Hadis; tahdîs masdarından, haber vermek mânâsına bir isimdir. Daha sonraları, Efendimiz’e (sallallâhu aleyhi ve sellem) nisbet edilen her söz, fiil ve takrîre hadis denmiştir. İbn Hacer, “Şeriat örfünde hadisten maksat, Efendimiz’e (sallallâhu aleyhi ve sellem) isnat edilen her şeydir.” der.
Bazı fuhûl-u ulemâ, hadis sözünden, kadim, özlü ve ilâhî olanı sezmişlerdir ki, Kur’ân-ı Kerim’le sünnetin ilk ayrılma noktalarına işaret etmesi bakımından oldukça önemli bir tevcihtir. Sünen-i İbn Mâce’deki bir hadis de bunu teyit eder mahiyettedir. İbn Mesud, Efendimiz’in (sallallâhu aleyhi ve sellem) bir keresinde şöyle buyurduklarını nakleder:
“Onlar başka değil ikidir: Biri kelâm, diğeri de hidayet buudlu yoldur. Kelâmın güzeli Allah (celle celâluhu) kelâmı, hidayetin güzeli de Muhammed’in (sallallâhu aleyhi ve sellem) hidayetidir.”( İbn Mâce, Mukaddime, 7)
Evet, Efendimiz (sallallâhu aleyhi ve sellem), kendi sözleri hakkında hadis demeyi tercih etmiştir. Böyle demekle, kendine ait sözlerle, kendine ait olmayan sözleri birbirinden ayırdığı gibi, hadis ıstılahı olarak da, bu kelimenin nerede kullanılacağı hususunu hatırlatmada bulunmuştur.

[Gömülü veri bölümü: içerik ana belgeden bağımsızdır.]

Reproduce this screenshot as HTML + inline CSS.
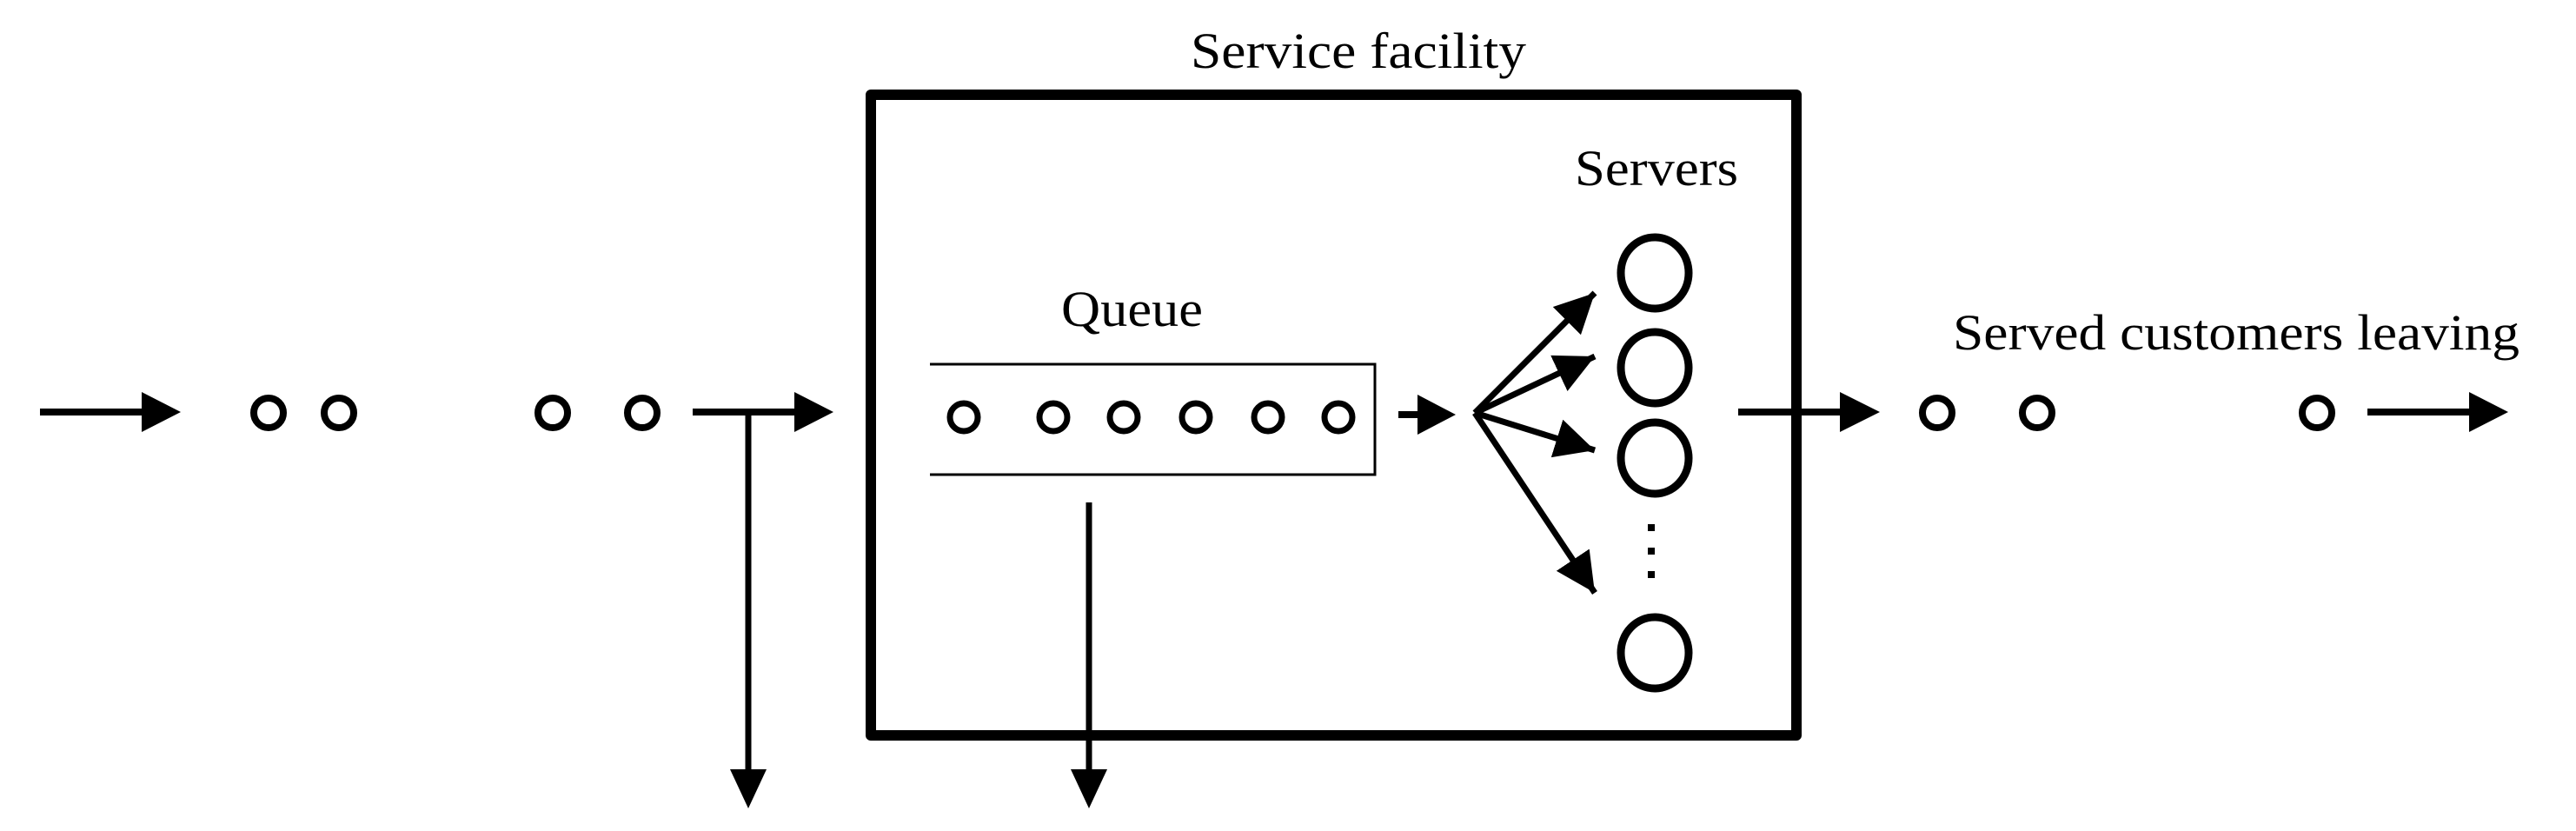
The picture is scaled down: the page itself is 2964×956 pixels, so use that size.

Bütün bu tariflerden anladığımız hususları şu üç kısma irca edebiliriz:
a. Kavlî Sünnet
Sünnet, Allah Resûlü’nün (sallallâhu aleyhi ve sellem) mübarek sözleridir; yani sünnetin bir bölümünü O’nun nurlu sözleri teşkil eder ki, bunlar, Kur’ân’da yer almayan, fakat bütün fukahâca fıkıh kitaplarına alınıp, pek çok hükme esas kabul edilen O’na ait nurefşan beyanlardır ki, pek çok misalden birkaç tanesini zikredebiliriz:
a. Yine, usûl-i fıkıhta, fıkhın prensipleri arasında yer alan bir başka mübarek sözlerinde Efendimiz (sallallâhu aleyhi ve sellem), “Zarar verme ve zarara zararla mukabele etme yoktur.” (İbn Mâce, ahkâm 17; Ahmed b. Hanbel, el-Müsned, 5/326) buyurmuşlardır. Yani, kimseye zarar verilemeyeceği gibi, birine zarar veren kişiye de zararla mukabele edilemez.
b. Allah Resûlü’nün bir diğer mübarek sözlerinde ise şöyle buyurulmaktadır: “Yağmurların ve akarsuların suladığı arazide öşür (onda bir), hayvanlar ile sulanan arazide öşrün yarısı (yirmide bir) zekât vardır.” (Buhârî, zekât 55; Tirmizî, zekât 14)
c. “Deniz suyuyla abdest alabilir miyim?” diye soran bir sahabisine Allah Resûlü, dünya kadar fetvalara esas teşkil edecek şu mübarek sözüyle karşılık verir: “Onun suyu temiz, ölüsü de helâldir.” (Tirmizî, tahâret 52; Ebû Dâvûd, tahâret 41)
b. Fiilî Sünnet
Resûl-i Ekrem’in (sallallâhu aleyhi ve sellem) davranışları ve hareketleriyle ortaya koyduğu sünnettir ki, Kur’ân’da sarihen zikredilmemiştir. Meselâ; Kur’ân-ı Kerim’de namaz emredilmiş olduğu; hatta umumî bazı vakitler zikredildiği hâlde, kesin olarak hangi vakitlerde ve kaç defa namaz kılınacağı.. namazın nasıl eda edileceği.. onun farzları, vacipleri.. ve nelerin namazı bozduğu açıklanmamıştır.
Bütün bu hususlarda, sünneti nazara veren Efendimiz (sallallâhu aleyhi ve sellem), “Beni, nasıl namaz kılıyor görüyorsanız, siz de öyle kılın.” (Buhârî, ezan 18; Ahmed b. Hanbel, el-Müsned, 5/53) buyurarak, sünnetin hususî teşrî’ine işaret etmişlerdir.
c. Takrîrî Sünnet
Resûlullah (sallallâhu aleyhi ve sellem), ashabında gördüğü bazı hoşuna gitmeyen davranışları usûlünce tenkit buyururlardı. Meselâ minbere çıkar ve isim tasrih etmeden, perdeyi yırtmadan, “Cemaate ne oluyor ki, falan şöyle yapıyor?!” diye ikaz ve tembihde bulunurlardı. (Bkz.: Buhârî, salât 70; Müslim, nikâh 5) Âişe Validemiz’in ifadeleriyle: “Şahsına karşı yapılan kötü muamelelerde son derece müsamahakâr olmasına rağmen, hakkın çiğnendiği yerde, kükremiş aslan gibi, ihkâk-ı hak edinceye kadar kendisini durdurmak mümkün olmazdı.” (Buhârî, hudûd 10; Müslim, fedâil 77-79) Bu arada, Efendimiz (sallallâhu aleyhi ve sellem), bazen de gördüğü davranışları men etmez ve sükûtuyla onları tasvip buyururlardı ki, bu da sünnetin takrîrî kısmını teşkil etmektedir.